При мысли о том, что когда-то мы были друзьями, меня затошнило.
Вся полиция Мунлайт-Бея была подкуплена теми, кто пытался замолчать катастрофу. Причины у копов были разные: у большинства страх, у других ложный патриотизм, у третьих пачки денег из неподконтрольных сенату статей финансирования секретных исследований. Более того, их привлекли к поискам резусов и людей, которые сбежали из лаборатории больше двух лет назад. В ту ночь многие из них были укушены, исцарапаны или заражены каким-нибудь другим способом.
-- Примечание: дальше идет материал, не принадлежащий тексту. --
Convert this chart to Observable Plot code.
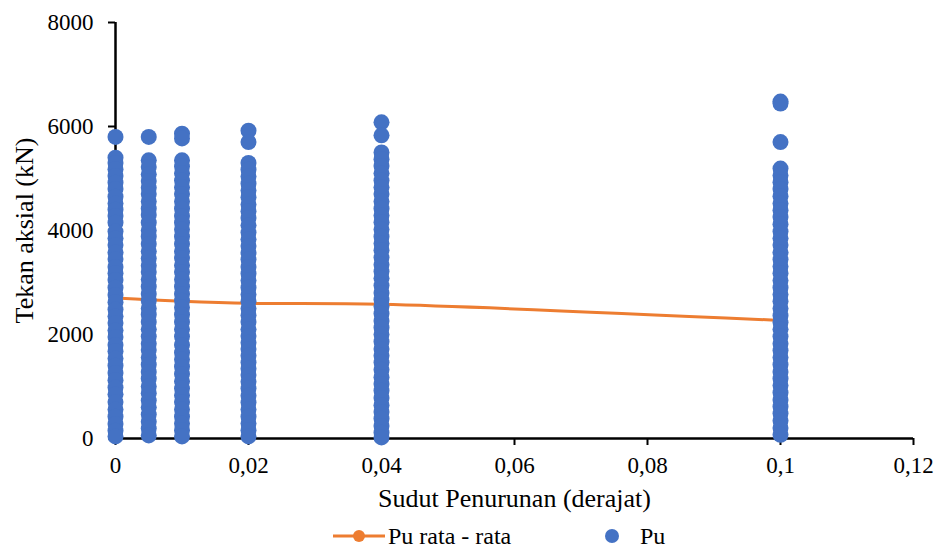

Копам грозила опасность «превратиться», и они согласились участвовать в заговоре, надеясь стать первыми в очереди, когда будет найдено лекарство, позволяющее бороться с ретровирусом.
Подкупить Мануэля деньгами было нельзя. Ложным патриотизмом он тоже не страдал. С помощью страха можно поставить на колени любого, но в данном случае страх был ни при чем.
Исследования, которые проводили в Уиверне, не только вызвали катастрофу, но и позволили сделать несколько крупных открытий. Видимо, некоторые эксперименты дали результаты, которые можно было использовать для лечения генетических болезней.
Мануэль продал свою душу в надежде, что один из этих экспериментов поможет Тоби. И я догадывался, что несчастный отец мечтает не только об интеллектуальных, но и о физических изменениях.
Повышение интеллекта было вполне достижимо. Мы знали, что некоторые уивернские разработки предусматривали такое и позволяли получить обнадеживающие результаты. Доказательством был ум Орсона.
— Как поживает Тоби? — спросил я.
За моей спиной раздался негромкий, но ощутимый скрип выдвигающегося ящика. Ящика с ножами.
Встав между Бобби и Мануэлем, я хотел всего лишь предотвратить столкновение, а не прикрыть Бобби и дать ему возможность вооружиться. Мне хотелось сказать другу, чтобы он остыл, но я не знал, как это сделать, не насторожив Мануэля.
Кроме того, в некоторых случаях инстинкт Бобби оказывался вернее моего. Если Бобби считал, что дело кончится насилием, возможно, его действия были правильными.
Видимо, мой вопрос заглушил скрип ящика; Мануэль не подал виду, что слышал его.
Отчаянная гордость не смягчила его гнева. Трогательное слилось с устрашающим.
— Он читает. Лучше. Быстрее. Более осмысленно. Делает успехи в математике. А что в этом плохого? Разве это преступление?
Я покачал головой.
Хотя многие люди смеются над внешностью Тоби или дразнят его, он не лишен привлекательности. Толстая шея, сутулые плечи, короткие руки и плотные ноги делают его похожим на доброго гнома из сказок, которыми я зачитывался в детстве. Нависший покатый лоб, низко посаженные уши, мягкие черты лица и складки у внутренних уголков глаз придают Тоби мечтательный вид, полностью соответствующий его кроткой и незлобивой натуре.
Несмотря на свою неполноценность, Тоби всегда доволен и счастлив. Я боюсь только одного: уивернские снадобья могут поднять интеллект мальчика до такой степени, что он начнет осознавать свою ущербность, но так и не достигнет среднего коэффициента умственного развития. Если у Тоби украдут наивность и заставят страдать, это убьет его.
Я все знаю о неудовлетворенных желаниях и бесплодной тоске по тому, что доступно другим.
Хотя трудно поверить, что генная инженерия сможет дать Тоби другую внешность, я боюсь, что такая попытка будет предпринята и он не вынесет того, что увидит в зеркале. Те, кто не видит красоты в лице больного синдромом Дауна, либо вообще слепы к красоте, либо так боятся всякого отличия, что в лучшем случае отворачиваются при встрече с таким человеком. В любом лице — даже самом неказистом или очень некрасивом — есть отсвет божественного образа, отражением которого мы являемся, и если вы посмотрите на такого человека без предубеждения, то увидите лучащуюся красоту, которая подарит вам радость. Останется ли это сияние в Тоби, если умникам из Уиверна удастся радикально изменить его внешность?
— Теперь у него есть будущее, — сказал Мануэль.
— Только никуда не отсылай его! — взмолился я.
— Я хочу, чтобы он занял высокое положение.
— Он перестанет быть твоим сыном.
— Зато в конце концов станет тем, кем должен был стать.